Post-publish optimization
Shipping is half the job. The other half is feedback loops.
- First hour watch: If the hold rate dips before 3 seconds, test a different opening shot or a faster caption pop-in.
- Retention graph: Look for sharp drops. Patch those beats with tighter cuts or clearer on-screen labels.
- Comment mining: Turn the top comment into tomorrow's hook. Your audience tells you what they want next.
- Versioning: Keep an A and B cut with different hooks. Post the weaker one as a story or recycle to a different time slot.
Why tooling matters
Repeatability beats inspiration. Templates, beat markers, and a reliable caption stack let you move fast without sacrificing quality. HyperVids helps you spin consistent vertical cuts that stay on-brand and retain viewers. If your process takes longer than the idea you are trying to share, you will stop posting.
Conclusion
Short-form on TikTok rewards clarity, speed, and consistency. Start with the right specs, build a repeatable beat structure, open with a strong hook, keep captions readable, and ship on a predictable cadence. A tight brand kit and a disciplined process turn one-off hits into a library that compounds. If you lock these fundamentals and iterate on the first second, you will see completion rates rise, comments grow, and your backlog of ideas finally make it to the feed.
FAQ
How long should a TikTok short-form video be for best performance
7-30 seconds is the sweet spot for most educational and explainer content. If you truly need more time for a clear payoff, cut a 30 second version and a 60 second version, then test both. Lead with the shortest version that still lands the result.
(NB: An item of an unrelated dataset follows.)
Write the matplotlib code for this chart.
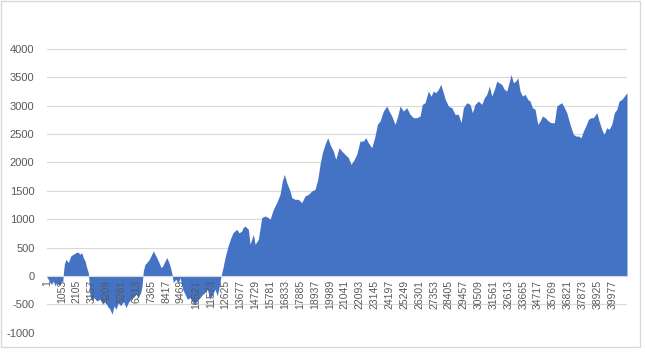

Should I use trending sounds or original audio
Use original audio when your voice drives the value, and layer a low-volume trending track if it fits the niche. Keep the track under your voice and choose sounds that do not fight your message. Always verify rights inside TikTok's library.
How many hashtags should I add
Two to three specific, keyword-aligned hashtags are enough. Avoid generic tags. Match the exact nouns in your video: tool name, technique, and outcome. This helps TikTok categorize your content and find the right viewers.